Au fond, on ne saurait dire s'il s'agit avant tout d'un trip de création de groupe, ou simplement une bonne excuse pour s'enfermer un mois durant dans un chalet et faire la fête. Qu'importe, puisque le résultat est bon: le collectif hip-hop Movèzerbe lancera mardi prochain Dendrophile, son délicieux premier album.

Autour de la table, dans un café du Mile-End, trois expatriés de la scène hip-hop de la Capitale, Boogat, Tom (du duo Les 2Toms) et KenLo. Les représentants du collectif devant la presse montréalaise, en vue du lancement du premier album de Movèzerbe, une entreprise finalement moins ambitieuse qu'elle n'y paraît, au vu de ses origines.

 

«Tout ça est parti du morceau Le feu, du dernier album de Boogat (Pattes de salamandres, en 2006), rappelle Tom. Une espèce de gros titre collectif; l'esprit qui régnait, le travail de composer en groupe, on s'est dit qu'il fallait remettre ça...»

Ils s'y sont mis à huit: en plus des trois réunis pour l'entrevue, il y a les deux gars d'Accrophone, Karim Ouellet, Mash (le deuxième Tom) et AbidboX. La bande, qui anime la trépidante scène rap de Québec, s'est baptisée Movèzerbe.

Movèzerbe. Le nom circule depuis quelques mois déjà. C'est Daniel Russo-Garrido, alias Boogat, qui m'avait tendu la perche. Ça s'en vient, prévenait-il. C'est enfin arrivé. Et ça ne ressemble à rien d'autre qui se soit déjà fait sur la scène hip-hop québécoise.

Prises individuellement, les chansons sont nostalgiques, ou simples et efficaces, ou baignées de l'atmosphère hip-hop/jazz qui rappelle le projet Jazzmatazz de Guru il y a une douzaine d'années. Un peu d'électro-funk, de soul et de reggae viennent compléter le portrait.

Mais la somme de ces compositions donne un album fascinant, éclaté, foisonnant, qui demande plusieurs écoutes avant de révéler tout son potentiel. Les instrus sont bons, mais le travail d'écriture est encore plus remarquable. La joute verbale que se livrent les MC/musiciens/bidouilleurs est tout simplement lumineuse.

Un trip de création, assurent-ils. «Expérimental? On peut dire. Un disque spontané, avec des sons et des mots qui peignent une sorte de toile abstraite», de dire Boogat. Tom: «Certains d'entre nous se sont établis à Montréal, nous avons tous nos projets personnels, ça devenait compliqué de se retrouver pour travailler. On a décidé de louer un chalet pour s'y enfermer et se consacrer au projet.»

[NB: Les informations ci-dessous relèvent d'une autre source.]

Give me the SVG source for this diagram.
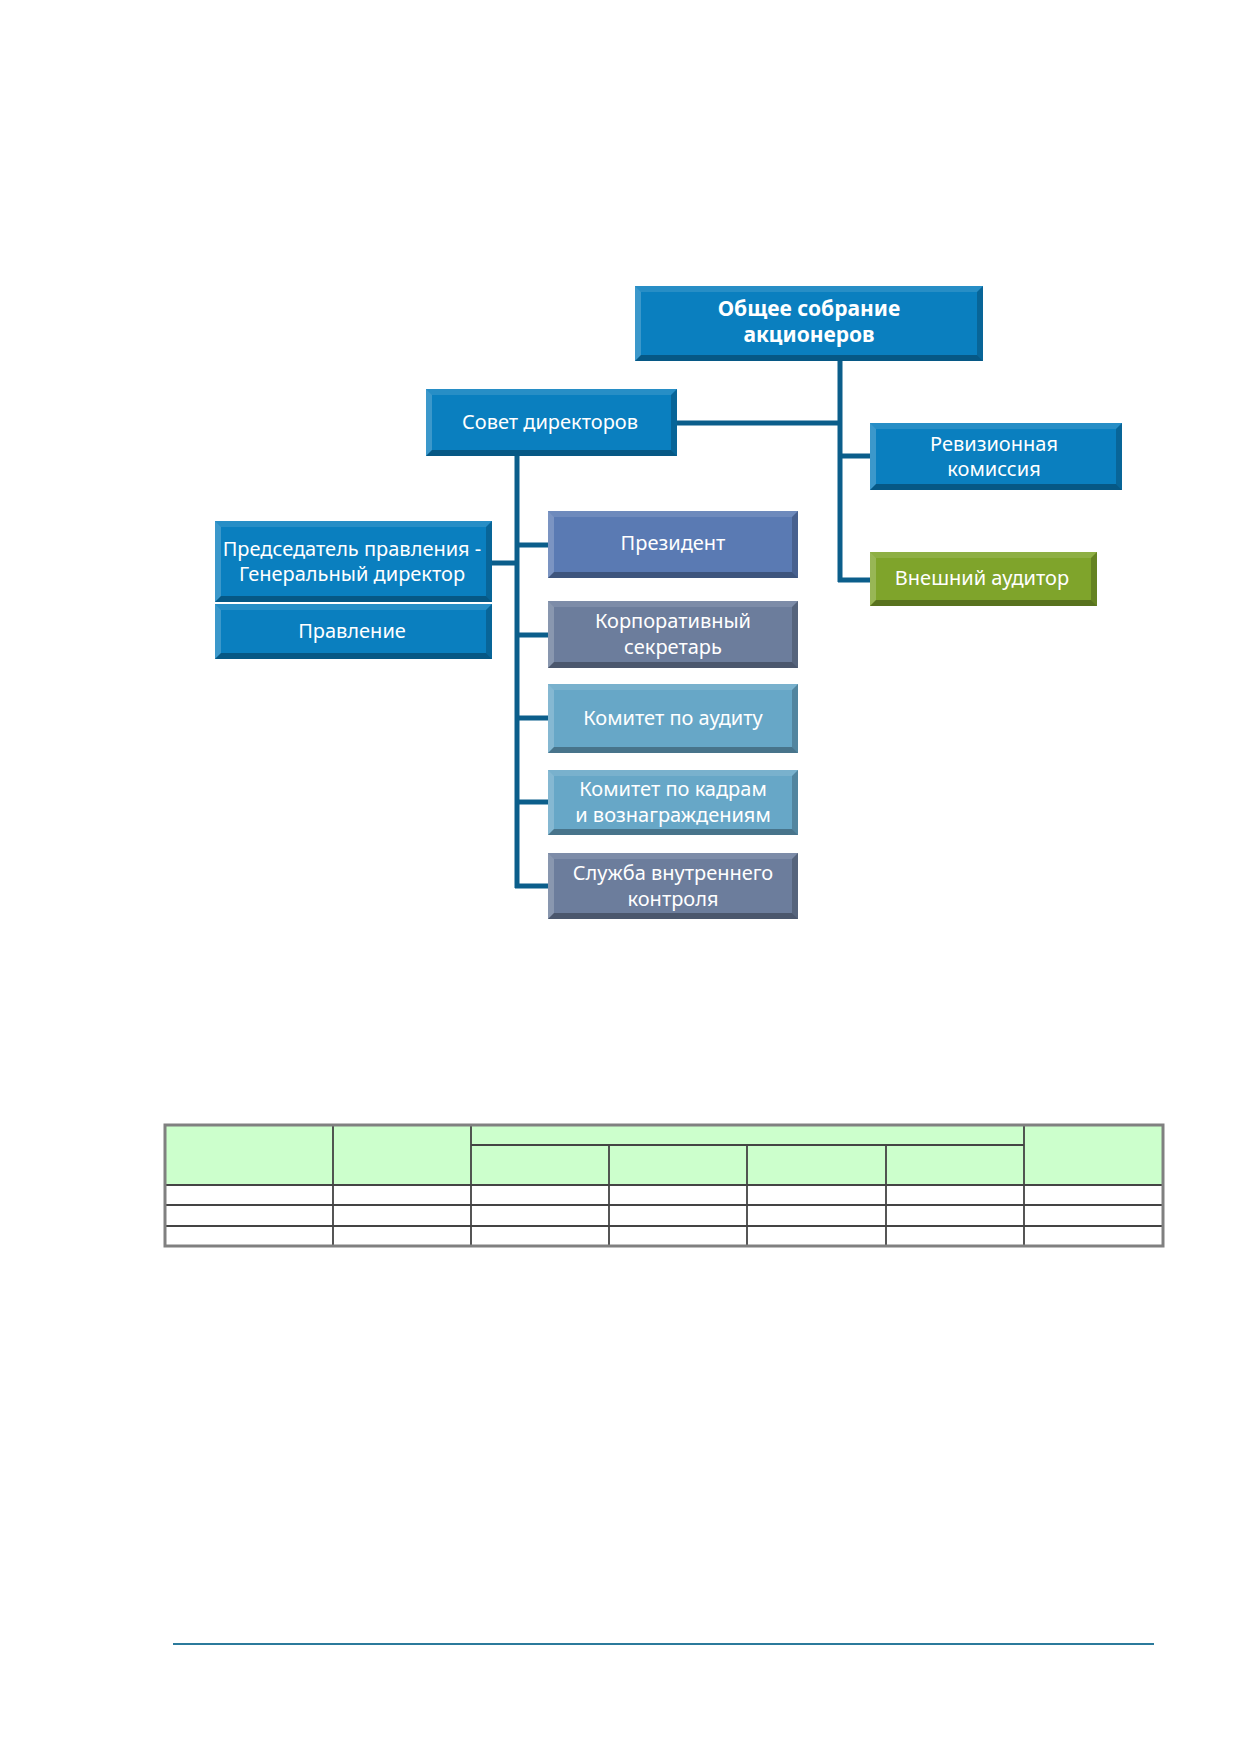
<svg xmlns="http://www.w3.org/2000/svg" width="1239" height="1754" viewBox="0 0 1239 1754">
<style>
.lbl{font-family:"Noto Sans","Open Sans","DejaVu Sans",sans-serif;font-size:20px;fill:#ffffff;text-anchor:middle}
.bold{font-weight:bold;font-size:21px}
.c-blue{fill:#0a7fbf}
.c-pres{fill:#5a7ab3}
.c-gray{fill:#6c7d9c}
.c-light{fill:#67a7c7}
.c-green{fill:#7fa42b}
.bt{fill:#ffffff;opacity:0.12}
.bl{fill:#ffffff;opacity:0.2}
.br{fill:#000000;opacity:0.2}
.bb{fill:#000000;opacity:0.3}
.conn{stroke:#0b5e8b;stroke-width:5;fill:none}
.tbl{stroke:#444444;stroke-width:1.8;fill:none}
</style>
<rect x="0" y="0" width="1239" height="1754" fill="#ffffff"/>

<g id="connectors">
<path class="conn" d="M840 361 V582 M677 423 H842 M840 456 H870 M838 580 H870"/>
<path class="conn" d="M517 456 V888 M515 545 H548 M515 635 H548 M515 718 H548 M515 802 H548 M515 886 H548 M492 563 H519"/>
</g>

<g id="n-general">
<rect class="c-blue" x="635" y="286" width="348" height="75"/>
<polygon class="bt" points="635,286 983,286 977,292 641,292"/>
<polygon class="bl" points="635,286 641,292 641,355 635,361"/>
<polygon class="br" points="983,286 983,361 977,355 977,292"/>
<polygon class="bb" points="635,361 983,361 977,355 641,355"/>
<text class="lbl bold" x="809" y="316">Общее собрание</text>
<text class="lbl bold" x="809" y="342">акционеров</text>
</g>

<g id="n-board">
<rect class="c-blue" x="426" y="389" width="251" height="67"/>
<polygon class="bt" points="426,389 677,389 671,395 432,395"/>
<polygon class="bl" points="426,389 432,395 432,450 426,456"/>
<polygon class="br" points="677,389 677,456 671,450 671,395"/>
<polygon class="bb" points="426,456 677,456 671,450 432,450"/>
<text class="lbl" x="550" y="429">Совет директоров</text>
</g>

<g id="n-audit-comm">
<rect class="c-blue" x="870" y="423" width="252" height="67"/>
<polygon class="bt" points="870,423 1122,423 1116,429 876,429"/>
<polygon class="bl" points="870,423 876,429 876,484 870,490"/>
<polygon class="br" points="1122,423 1122,490 1116,484 1116,429"/>
<polygon class="bb" points="870,490 1122,490 1116,484 876,484"/>
<text class="lbl" x="994" y="451">Ревизионная</text>
<text class="lbl" x="994" y="476">комиссия</text>
</g>

<g id="n-ext-auditor">
<rect class="c-green" x="870" y="552" width="227" height="54"/>
<polygon class="bt" points="870,552 1097,552 1091,558 876,558"/>
<polygon class="bl" points="870,552 876,558 876,600 870,606"/>
<polygon class="br" points="1097,552 1097,606 1091,600 1091,558"/>
<polygon class="bb" points="870,606 1097,606 1091,600 876,600"/>
<text class="lbl" x="982" y="585">Внешний аудитор</text>
</g>

<g id="n-chairman">
<rect class="c-blue" x="215" y="521" width="277" height="81"/>
<polygon class="bt" points="215,521 492,521 486,527 221,527"/>
<polygon class="bl" points="215,521 221,527 221,596 215,602"/>
<polygon class="br" points="492,521 492,602 486,596 486,527"/>
<polygon class="bb" points="215,602 492,602 486,596 221,596"/>
<text class="lbl" x="352" y="556">Председатель правления -</text>
<text class="lbl" x="352" y="581">Генеральный директор</text>
</g>

<g id="n-management">
<rect class="c-blue" x="215" y="604" width="277" height="55"/>
<polygon class="bt" points="215,604 492,604 486,610 221,610"/>
<polygon class="bl" points="215,604 221,610 221,653 215,659"/>
<polygon class="br" points="492,604 492,659 486,653 486,610"/>
<polygon class="bb" points="215,659 492,659 486,653 221,653"/>
<text class="lbl" x="352" y="638">Правление</text>
</g>

<g id="n-president">
<rect class="c-pres" x="548" y="511" width="250" height="67"/>
<polygon class="bt" points="548,511 798,511 792,517 554,517"/>
<polygon class="bl" points="548,511 554,517 554,572 548,578"/>
<polygon class="br" points="798,511 798,578 792,572 792,517"/>
<polygon class="bb" points="548,578 798,578 792,572 554,572"/>
<text class="lbl" x="673" y="550">Президент</text>
</g>

<g id="n-secretary">
<rect class="c-gray" x="548" y="601" width="250" height="67"/>
<polygon class="bt" points="548,601 798,601 792,607 554,607"/>
<polygon class="bl" points="548,601 554,607 554,662 548,668"/>
<polygon class="br" points="798,601 798,668 792,662 792,607"/>
<polygon class="bb" points="548,668 798,668 792,662 554,662"/>
<text class="lbl" x="673" y="628">Корпоративный</text>
<text class="lbl" x="673" y="654">секретарь</text>
</g>

<g id="n-audit-committee">
<rect class="c-light" x="548" y="684" width="250" height="69"/>
<polygon class="bt" points="548,684 798,684 792,690 554,690"/>
<polygon class="bl" points="548,684 554,690 554,747 548,753"/>
<polygon class="br" points="798,684 798,753 792,747 792,690"/>
<polygon class="bb" points="548,753 798,753 792,747 554,747"/>
<text class="lbl" x="673" y="725">Комитет по аудиту</text>
</g>

<g id="n-hr-committee">
<rect class="c-light" x="548" y="770" width="250" height="65"/>
<polygon class="bt" points="548,770 798,770 792,776 554,776"/>
<polygon class="bl" points="548,770 554,776 554,829 548,835"/>
<polygon class="br" points="798,770 798,835 792,829 792,776"/>
<polygon class="bb" points="548,835 798,835 792,829 554,829"/>
<text class="lbl" x="673" y="796">Комитет по кадрам</text>
<text class="lbl" x="673" y="822">и вознаграждениям</text>
</g>

<g id="n-internal-control">
<rect class="c-gray" x="548" y="853" width="250" height="66"/>
<polygon class="bt" points="548,853 798,853 792,859 554,859"/>
<polygon class="bl" points="548,853 554,859 554,913 548,919"/>
<polygon class="br" points="798,853 798,919 792,913 792,859"/>
<polygon class="bb" points="548,919 798,919 792,913 554,913"/>
<text class="lbl" x="673" y="880">Служба внутреннего</text>
<text class="lbl" x="673" y="906">контроля</text>
</g>

<g id="table">
<rect x="165" y="1125" width="998" height="60" fill="#ccffcc"/>
<path class="tbl" d="M471 1145 H1024 M165 1185 H1163 M165 1205 H1163 M165 1226 H1163 M333 1125 V1246 M471 1125 V1246 M609 1145 V1246 M747 1145 V1246 M886 1145 V1246 M1024 1125 V1246"/>
<rect x="165" y="1125" width="998" height="121" fill="none" stroke="#808080" stroke-width="3"/>
</g>

<line x1="173" y1="1644" x2="1154" y2="1644" stroke="#2b7a9c" stroke-width="2"/>
</svg>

Huit gars, pas de femmes. KenLo, surtout reconnu comme beatmaker - il compte des fans partout sur la planète grâce à sa trilogie instrumentale Craqnuques, disponible gratuitement sur sa page MySpace - tempère: «Cet album est dédié aux femmes! C'est pourquoi on en voit une sur la pochette.»

«On a travaillé, mais on a aussi fait la fête, ajoute Tom. En arrivant, on a déballé les instruments et les caisses de bière. Notre premier morceau en est un de party.» La chanson-titre, Dendrophile, est un titre électro-funk en forme d'hommage à Chromeo, avouent-ils. «On écoutait leur disque en faisant les repas», se rappelle Boogat.

Écrit, composé et enregistré en un peu moins d'un mois, Dendrophile marque d'une pierre blanche l'évolution du hip-hop de Québec. Les différentes personnalités musicales des protagonistes ont été mises au défi «de faire un disque qu'on n'aurait pas fait seuls, insiste Boogat. Chaque jour, on se mettait dans un état d'esprit qui allait avec l'idée qu'on avait de telle ou telle chanson. Un ramassis d'influences qui nous font triper.»

«C'est le disque d'une expérience, et on voulait qu'il témoigne de ce mois passé au chalet, explique Tom. On l'a réécouté, et je crois qu'on aurait pu couper ici, ajouter tel élément là, mais ça aurait trahi l'idée première. Dendrophile, c'est l'album qu'on a fait durant une période de temps bien précise, et c'est comme ça qu'on veut que les auditeurs le prennent.»

Après les lancements, Movèzerbe souhaite faire vivre le projet sur scène. Le disque étant en lui-même garant de la qualité du projet, la tournée devrait être longue et fructueuse.